**To do**: Filter the entries, keeping every line with the word "that".

**Records with drawing code**:

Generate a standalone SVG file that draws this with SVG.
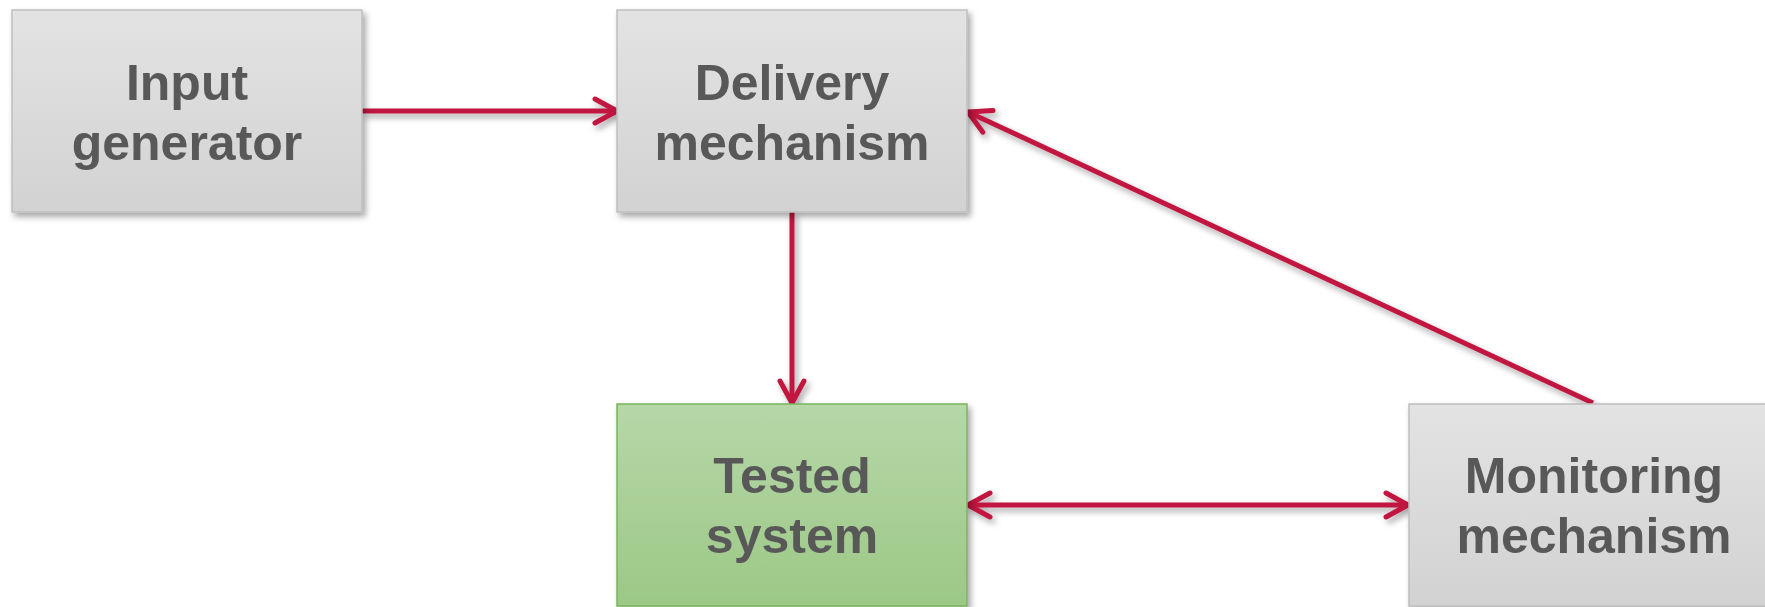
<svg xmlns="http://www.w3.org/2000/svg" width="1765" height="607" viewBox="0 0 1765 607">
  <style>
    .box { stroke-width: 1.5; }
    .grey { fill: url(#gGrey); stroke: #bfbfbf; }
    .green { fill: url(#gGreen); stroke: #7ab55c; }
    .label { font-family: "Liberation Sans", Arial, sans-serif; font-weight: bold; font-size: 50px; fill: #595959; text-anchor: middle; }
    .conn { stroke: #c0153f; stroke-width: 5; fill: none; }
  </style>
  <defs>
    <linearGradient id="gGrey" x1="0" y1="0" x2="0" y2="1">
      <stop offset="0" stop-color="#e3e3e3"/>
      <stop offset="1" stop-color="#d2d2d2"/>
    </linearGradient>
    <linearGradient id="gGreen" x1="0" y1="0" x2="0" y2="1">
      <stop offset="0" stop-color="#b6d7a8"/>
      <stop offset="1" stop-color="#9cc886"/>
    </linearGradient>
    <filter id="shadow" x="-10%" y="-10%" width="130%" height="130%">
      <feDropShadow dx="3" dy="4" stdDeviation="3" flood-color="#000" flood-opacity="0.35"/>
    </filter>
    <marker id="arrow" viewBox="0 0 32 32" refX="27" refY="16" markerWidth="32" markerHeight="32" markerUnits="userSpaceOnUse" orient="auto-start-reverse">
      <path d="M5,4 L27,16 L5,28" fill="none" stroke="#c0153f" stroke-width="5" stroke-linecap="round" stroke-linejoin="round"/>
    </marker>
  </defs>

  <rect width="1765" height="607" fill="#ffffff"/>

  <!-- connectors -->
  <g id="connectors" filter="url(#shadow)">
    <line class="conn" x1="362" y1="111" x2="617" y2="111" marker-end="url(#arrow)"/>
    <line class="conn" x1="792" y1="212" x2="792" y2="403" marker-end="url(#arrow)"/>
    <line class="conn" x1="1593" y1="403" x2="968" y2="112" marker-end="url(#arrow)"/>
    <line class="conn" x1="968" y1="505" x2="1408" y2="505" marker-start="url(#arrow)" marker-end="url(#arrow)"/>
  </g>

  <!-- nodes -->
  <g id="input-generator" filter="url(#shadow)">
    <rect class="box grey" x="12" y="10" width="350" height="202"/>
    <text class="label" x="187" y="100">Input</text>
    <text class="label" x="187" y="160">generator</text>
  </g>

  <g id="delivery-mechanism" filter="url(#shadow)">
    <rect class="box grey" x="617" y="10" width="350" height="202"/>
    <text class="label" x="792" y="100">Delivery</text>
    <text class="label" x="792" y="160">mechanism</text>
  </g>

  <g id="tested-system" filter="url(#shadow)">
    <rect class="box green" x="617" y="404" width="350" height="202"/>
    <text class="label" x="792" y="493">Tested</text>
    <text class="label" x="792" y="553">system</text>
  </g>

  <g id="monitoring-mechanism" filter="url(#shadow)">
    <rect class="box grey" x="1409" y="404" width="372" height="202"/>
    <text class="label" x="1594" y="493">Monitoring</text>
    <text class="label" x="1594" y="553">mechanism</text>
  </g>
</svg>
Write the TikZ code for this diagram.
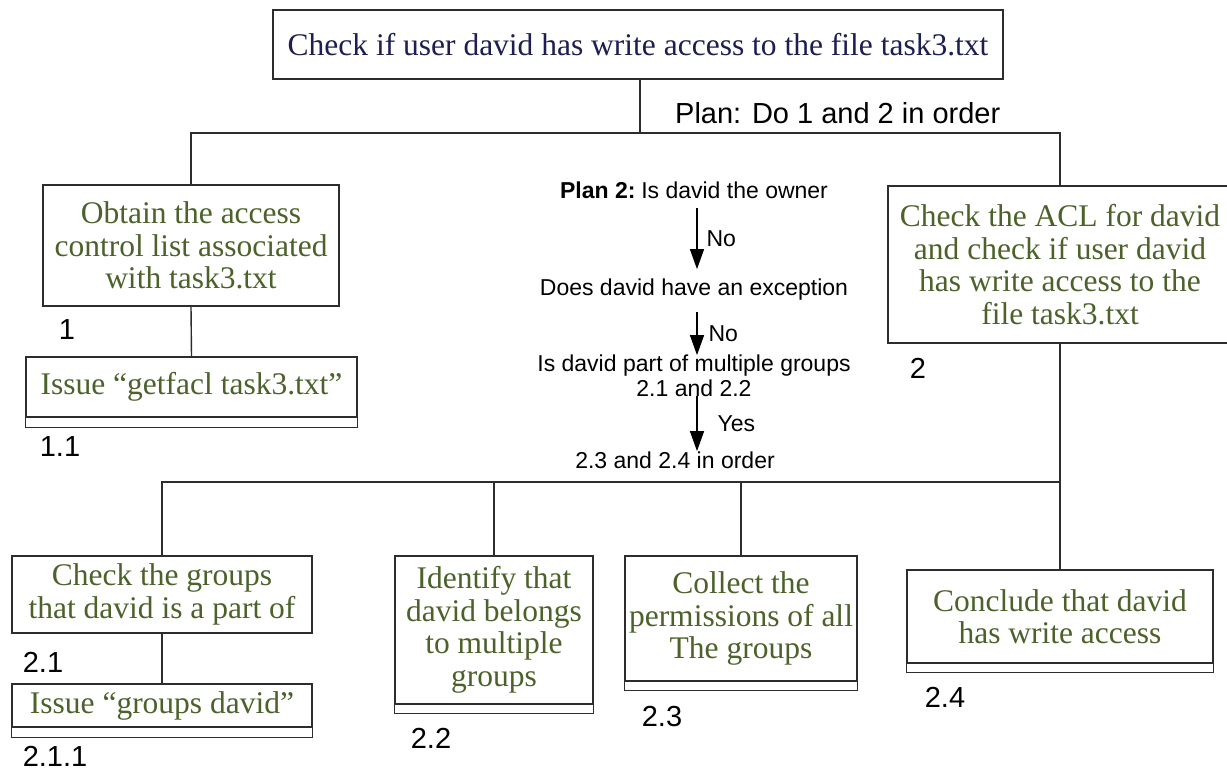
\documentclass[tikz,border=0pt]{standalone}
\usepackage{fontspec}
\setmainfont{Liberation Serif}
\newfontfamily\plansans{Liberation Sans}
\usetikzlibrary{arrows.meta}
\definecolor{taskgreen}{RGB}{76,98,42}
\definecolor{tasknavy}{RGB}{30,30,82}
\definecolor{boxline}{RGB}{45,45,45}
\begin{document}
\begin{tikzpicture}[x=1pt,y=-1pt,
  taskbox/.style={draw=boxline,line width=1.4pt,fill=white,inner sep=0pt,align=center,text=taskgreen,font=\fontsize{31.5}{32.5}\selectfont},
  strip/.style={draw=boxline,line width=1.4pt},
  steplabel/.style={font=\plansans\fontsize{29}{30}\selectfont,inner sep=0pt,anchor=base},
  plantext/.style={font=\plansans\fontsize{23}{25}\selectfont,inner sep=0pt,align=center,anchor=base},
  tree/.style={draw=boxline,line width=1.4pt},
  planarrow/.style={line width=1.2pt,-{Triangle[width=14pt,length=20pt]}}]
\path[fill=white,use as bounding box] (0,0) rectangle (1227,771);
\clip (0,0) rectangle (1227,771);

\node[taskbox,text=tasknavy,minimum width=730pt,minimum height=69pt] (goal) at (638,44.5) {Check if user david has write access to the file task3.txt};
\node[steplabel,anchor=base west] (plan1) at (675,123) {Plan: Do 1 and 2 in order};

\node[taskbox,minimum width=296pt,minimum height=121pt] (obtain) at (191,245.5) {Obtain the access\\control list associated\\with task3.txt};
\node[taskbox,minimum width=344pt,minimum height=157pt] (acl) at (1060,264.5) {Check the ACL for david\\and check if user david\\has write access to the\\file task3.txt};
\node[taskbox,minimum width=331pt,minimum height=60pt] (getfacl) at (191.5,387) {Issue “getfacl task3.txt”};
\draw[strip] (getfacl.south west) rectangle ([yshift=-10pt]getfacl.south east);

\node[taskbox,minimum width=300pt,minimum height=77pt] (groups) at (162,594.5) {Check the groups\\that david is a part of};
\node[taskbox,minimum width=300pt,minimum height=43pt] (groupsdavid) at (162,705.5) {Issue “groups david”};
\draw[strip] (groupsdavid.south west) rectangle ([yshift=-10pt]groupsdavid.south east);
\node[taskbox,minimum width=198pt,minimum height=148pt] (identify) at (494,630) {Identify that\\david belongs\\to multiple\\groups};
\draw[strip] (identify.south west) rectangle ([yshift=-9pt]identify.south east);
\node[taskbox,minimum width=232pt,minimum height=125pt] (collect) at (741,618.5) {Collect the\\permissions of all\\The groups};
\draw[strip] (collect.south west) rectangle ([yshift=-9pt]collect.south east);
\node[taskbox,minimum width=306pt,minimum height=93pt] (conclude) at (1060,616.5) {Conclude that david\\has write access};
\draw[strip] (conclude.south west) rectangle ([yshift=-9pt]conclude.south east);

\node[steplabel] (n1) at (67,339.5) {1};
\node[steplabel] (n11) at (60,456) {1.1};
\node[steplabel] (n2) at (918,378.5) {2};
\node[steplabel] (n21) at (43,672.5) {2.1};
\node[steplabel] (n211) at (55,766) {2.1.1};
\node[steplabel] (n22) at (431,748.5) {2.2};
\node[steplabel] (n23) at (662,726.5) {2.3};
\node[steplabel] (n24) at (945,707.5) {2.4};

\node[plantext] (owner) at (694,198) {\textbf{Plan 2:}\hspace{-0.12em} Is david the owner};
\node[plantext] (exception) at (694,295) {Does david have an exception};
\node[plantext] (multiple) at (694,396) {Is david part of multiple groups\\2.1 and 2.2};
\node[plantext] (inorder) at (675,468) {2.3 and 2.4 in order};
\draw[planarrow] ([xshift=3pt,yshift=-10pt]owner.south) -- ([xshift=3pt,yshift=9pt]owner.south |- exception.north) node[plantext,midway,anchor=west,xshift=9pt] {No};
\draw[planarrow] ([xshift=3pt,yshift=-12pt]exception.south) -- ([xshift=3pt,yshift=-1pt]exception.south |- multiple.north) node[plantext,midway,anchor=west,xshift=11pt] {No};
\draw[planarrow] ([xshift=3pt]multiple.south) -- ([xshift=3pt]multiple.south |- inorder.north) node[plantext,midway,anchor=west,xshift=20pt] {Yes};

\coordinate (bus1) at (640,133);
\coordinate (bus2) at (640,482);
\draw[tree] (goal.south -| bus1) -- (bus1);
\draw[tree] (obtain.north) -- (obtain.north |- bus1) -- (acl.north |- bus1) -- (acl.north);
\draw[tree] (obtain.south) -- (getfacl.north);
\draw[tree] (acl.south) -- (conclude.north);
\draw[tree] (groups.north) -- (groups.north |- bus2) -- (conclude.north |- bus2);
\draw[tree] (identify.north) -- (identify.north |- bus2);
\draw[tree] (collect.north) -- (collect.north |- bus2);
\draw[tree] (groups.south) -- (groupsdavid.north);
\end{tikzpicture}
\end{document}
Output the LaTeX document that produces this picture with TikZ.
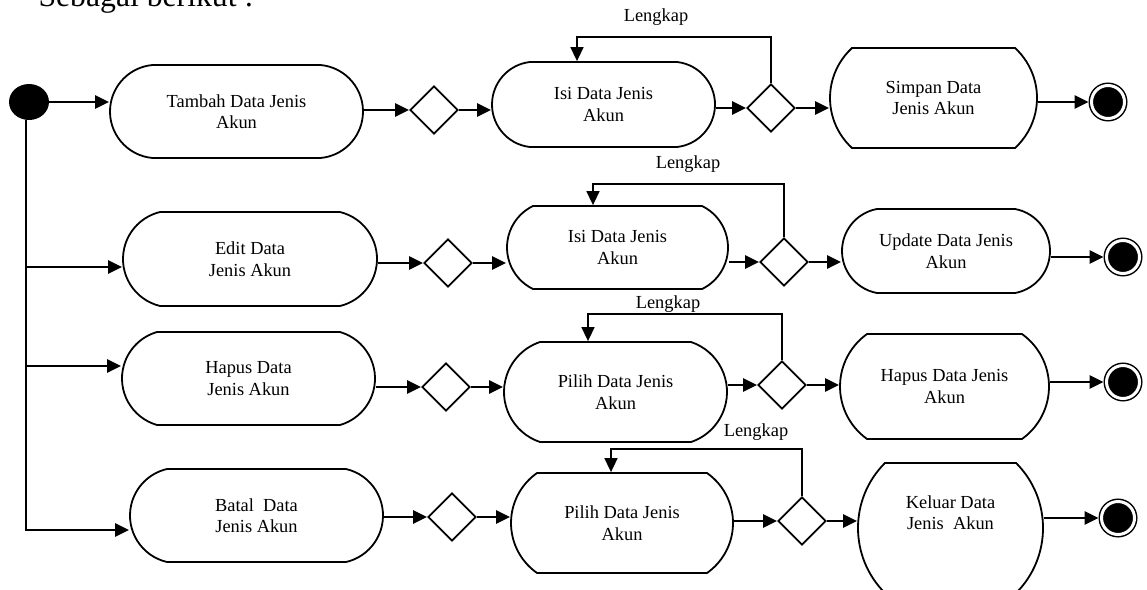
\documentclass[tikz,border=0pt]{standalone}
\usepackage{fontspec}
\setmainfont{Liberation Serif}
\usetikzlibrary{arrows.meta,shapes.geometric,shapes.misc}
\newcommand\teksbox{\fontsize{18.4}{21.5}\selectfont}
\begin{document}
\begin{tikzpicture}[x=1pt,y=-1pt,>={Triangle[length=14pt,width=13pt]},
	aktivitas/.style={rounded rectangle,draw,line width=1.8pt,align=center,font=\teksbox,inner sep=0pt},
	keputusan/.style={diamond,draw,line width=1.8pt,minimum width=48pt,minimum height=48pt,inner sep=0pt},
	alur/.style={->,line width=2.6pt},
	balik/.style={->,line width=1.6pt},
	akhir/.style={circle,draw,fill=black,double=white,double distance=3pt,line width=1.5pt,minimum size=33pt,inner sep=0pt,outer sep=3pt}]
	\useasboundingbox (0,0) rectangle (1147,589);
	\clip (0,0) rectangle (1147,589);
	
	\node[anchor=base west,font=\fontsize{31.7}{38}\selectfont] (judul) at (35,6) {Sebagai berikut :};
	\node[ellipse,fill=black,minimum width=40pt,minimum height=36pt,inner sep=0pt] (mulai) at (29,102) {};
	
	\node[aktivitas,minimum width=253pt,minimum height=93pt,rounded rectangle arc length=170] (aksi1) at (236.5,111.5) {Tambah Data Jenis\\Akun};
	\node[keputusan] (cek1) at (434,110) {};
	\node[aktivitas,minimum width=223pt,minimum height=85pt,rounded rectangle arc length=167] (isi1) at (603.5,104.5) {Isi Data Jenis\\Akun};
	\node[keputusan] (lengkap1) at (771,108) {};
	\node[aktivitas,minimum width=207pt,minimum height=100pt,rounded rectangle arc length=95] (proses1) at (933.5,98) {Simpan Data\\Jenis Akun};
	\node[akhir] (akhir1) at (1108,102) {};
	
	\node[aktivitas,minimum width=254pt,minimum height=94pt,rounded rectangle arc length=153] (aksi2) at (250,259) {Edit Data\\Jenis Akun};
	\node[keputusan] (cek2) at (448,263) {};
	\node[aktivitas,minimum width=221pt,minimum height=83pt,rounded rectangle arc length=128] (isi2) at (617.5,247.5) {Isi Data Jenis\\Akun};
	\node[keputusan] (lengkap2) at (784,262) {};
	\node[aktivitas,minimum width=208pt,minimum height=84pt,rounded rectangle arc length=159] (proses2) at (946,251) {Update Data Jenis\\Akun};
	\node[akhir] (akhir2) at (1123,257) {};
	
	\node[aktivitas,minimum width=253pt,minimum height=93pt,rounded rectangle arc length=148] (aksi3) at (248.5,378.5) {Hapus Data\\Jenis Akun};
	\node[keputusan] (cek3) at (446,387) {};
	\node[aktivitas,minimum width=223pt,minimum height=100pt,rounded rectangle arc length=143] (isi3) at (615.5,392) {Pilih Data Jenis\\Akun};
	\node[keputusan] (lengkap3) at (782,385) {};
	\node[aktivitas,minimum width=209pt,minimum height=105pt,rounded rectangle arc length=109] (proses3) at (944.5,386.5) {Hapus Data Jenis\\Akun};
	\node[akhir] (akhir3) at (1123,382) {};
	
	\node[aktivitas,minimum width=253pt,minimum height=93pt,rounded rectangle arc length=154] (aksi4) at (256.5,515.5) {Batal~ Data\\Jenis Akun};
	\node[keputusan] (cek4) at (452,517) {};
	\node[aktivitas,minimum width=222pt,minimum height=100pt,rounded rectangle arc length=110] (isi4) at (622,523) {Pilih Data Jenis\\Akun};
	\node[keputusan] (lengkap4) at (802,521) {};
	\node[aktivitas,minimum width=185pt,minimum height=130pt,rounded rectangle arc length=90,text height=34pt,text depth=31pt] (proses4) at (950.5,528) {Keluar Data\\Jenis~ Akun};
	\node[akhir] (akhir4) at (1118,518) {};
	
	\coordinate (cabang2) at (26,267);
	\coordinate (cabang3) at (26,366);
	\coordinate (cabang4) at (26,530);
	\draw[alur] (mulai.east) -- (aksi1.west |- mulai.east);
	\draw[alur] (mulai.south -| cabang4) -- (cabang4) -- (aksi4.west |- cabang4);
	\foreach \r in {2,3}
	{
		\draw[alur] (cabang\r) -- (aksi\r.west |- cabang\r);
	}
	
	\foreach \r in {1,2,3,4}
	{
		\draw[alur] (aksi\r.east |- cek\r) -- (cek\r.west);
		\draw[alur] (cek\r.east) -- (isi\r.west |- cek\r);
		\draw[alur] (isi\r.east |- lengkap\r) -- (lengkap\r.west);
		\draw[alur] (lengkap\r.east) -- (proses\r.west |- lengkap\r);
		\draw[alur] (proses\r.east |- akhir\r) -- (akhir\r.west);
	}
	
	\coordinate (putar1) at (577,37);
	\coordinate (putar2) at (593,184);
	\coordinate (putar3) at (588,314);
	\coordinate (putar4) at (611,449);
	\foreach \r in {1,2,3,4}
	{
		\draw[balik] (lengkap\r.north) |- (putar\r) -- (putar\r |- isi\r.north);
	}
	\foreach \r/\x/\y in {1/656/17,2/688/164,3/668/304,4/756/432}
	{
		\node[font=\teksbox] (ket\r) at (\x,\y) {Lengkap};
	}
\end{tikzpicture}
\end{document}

**Solution to this task**:
Generate a standalone SVG file that draws this with SVG.
\node[taskbox,minimum width=300pt,minimum height=77pt] (groups) at (162,594.5) {Check the groups\\that david is a part of};
\node[taskbox,minimum width=198pt,minimum height=148pt] (identify) at (494,630) {Identify that\\david belongs\\to multiple\\groups};
\node[taskbox,minimum width=306pt,minimum height=93pt] (conclude) at (1060,616.5) {Conclude that david\\has write access};
Output the LaTeX document that produces this picture with TikZ.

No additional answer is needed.